--- begin ---

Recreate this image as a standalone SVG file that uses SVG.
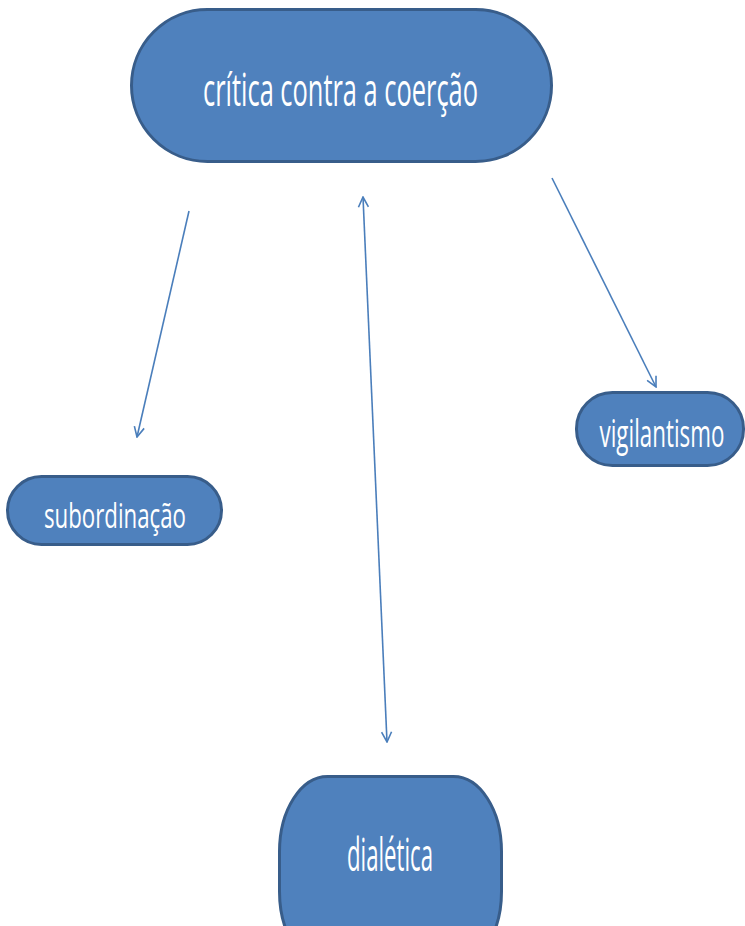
<svg xmlns="http://www.w3.org/2000/svg" width="745" height="926" viewBox="0 0 745 926">
<style>
.node{fill:#4F81BD;stroke:#385D8A;stroke-width:3}
.lbl{fill:#FFFFFF;font-family:"Open Sans","Noto Sans","Liberation Sans",sans-serif;text-anchor:middle}
.con{stroke:#4A7EBB;stroke-width:1.6;fill:none}
</style>
<defs>
<marker id="ah" viewBox="0 0 12 12" refX="11" refY="6" markerWidth="12" markerHeight="12" markerUnits="userSpaceOnUse" orient="auto-start-reverse">
<path d="M1,1 L11,6 L1,11" fill="none" stroke="#4A7EBB" stroke-width="1.6"/>
</marker>
</defs>
<rect width="745" height="926" fill="#FFFFFF"/>
<g id="connectors">
<line class="con" x1="189" y1="211" x2="137" y2="437" marker-end="url(#ah)"/>
<line class="con" x1="363" y1="197" x2="387" y2="742" marker-start="url(#ah)" marker-end="url(#ah)"/>
<line class="con" x1="552" y1="178" x2="656" y2="387" marker-end="url(#ah)"/>
</g>
<g id="node-critica">
<rect class="node" x="131.5" y="9.5" width="420" height="152" rx="76" ry="76"/>
<text class="lbl" x="340.5" y="106" font-size="46" textLength="275" lengthAdjust="spacingAndGlyphs">crítica contra a coerção</text>
</g>
<g id="node-subordinacao">
<rect class="node" x="7.5" y="476.5" width="214" height="68" rx="34" ry="34"/>
<text class="lbl" x="115" y="528" font-size="34" textLength="142" lengthAdjust="spacingAndGlyphs">subordinação</text>
</g>
<g id="node-vigilantismo">
<rect class="node" x="576.5" y="392.5" width="167" height="73" rx="36" ry="36"/>
<text class="lbl" x="662" y="447" font-size="38" textLength="125" lengthAdjust="spacingAndGlyphs">vigilantismo</text>
</g>
<g id="node-dialetica">
<rect class="node" x="279.5" y="776.5" width="222" height="190" rx="48" ry="75"/>
<text class="lbl" x="390" y="871" font-size="45" textLength="86" lengthAdjust="spacingAndGlyphs">dialética</text>
</g>
</svg>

--- end ---

# Exercise aim
Reproduce every line above as written, skipping pictures.

# Correct answer
Recreate this image as a standalone SVG file that uses SVG.
<svg xmlns="http://www.w3.org/2000/svg" width="745" height="926" viewBox="0 0 745 926">
<style>
.node{fill:#4F81BD;stroke:#385D8A;stroke-width:3}
.lbl{fill:#FFFFFF;font-family:"Open Sans","Noto Sans","Liberation Sans",sans-serif;text-anchor:middle}
.con{stroke:#4A7EBB;stroke-width:1.6;fill:none}
</style>
<defs>
<marker id="ah" viewBox="0 0 12 12" refX="11" refY="6" markerWidth="12" markerHeight="12" markerUnits="userSpaceOnUse" orient="auto-start-reverse">
<path d="M1,1 L11,6 L1,11" fill="none" stroke="#4A7EBB" stroke-width="1.6"/>
</marker>
</defs>
<rect width="745" height="926" fill="#FFFFFF"/>
<g id="connectors">
<line class="con" x1="189" y1="211" x2="137" y2="437" marker-end="url(#ah)"/>
<line class="con" x1="363" y1="197" x2="387" y2="742" marker-start="url(#ah)" marker-end="url(#ah)"/>
<line class="con" x1="552" y1="178" x2="656" y2="387" marker-end="url(#ah)"/>
</g>
<g id="node-critica">
<rect class="node" x="131.5" y="9.5" width="420" height="152" rx="76" ry="76"/>
<text class="lbl" x="340.5" y="106" font-size="46" textLength="275" lengthAdjust="spacingAndGlyphs">crítica contra a coerção</text>
</g>
<g id="node-subordinacao">
<rect class="node" x="7.5" y="476.5" width="214" height="68" rx="34" ry="34"/>
<text class="lbl" x="115" y="528" font-size="34" textLength="142" lengthAdjust="spacingAndGlyphs">subordinação</text>
</g>
<g id="node-vigilantismo">
<rect class="node" x="576.5" y="392.5" width="167" height="73" rx="36" ry="36"/>
<text class="lbl" x="662" y="447" font-size="38" textLength="125" lengthAdjust="spacingAndGlyphs">vigilantismo</text>
</g>
<g id="node-dialetica">
<rect class="node" x="279.5" y="776.5" width="222" height="190" rx="48" ry="75"/>
<text class="lbl" x="390" y="871" font-size="45" textLength="86" lengthAdjust="spacingAndGlyphs">dialética</text>
</g>
</svg>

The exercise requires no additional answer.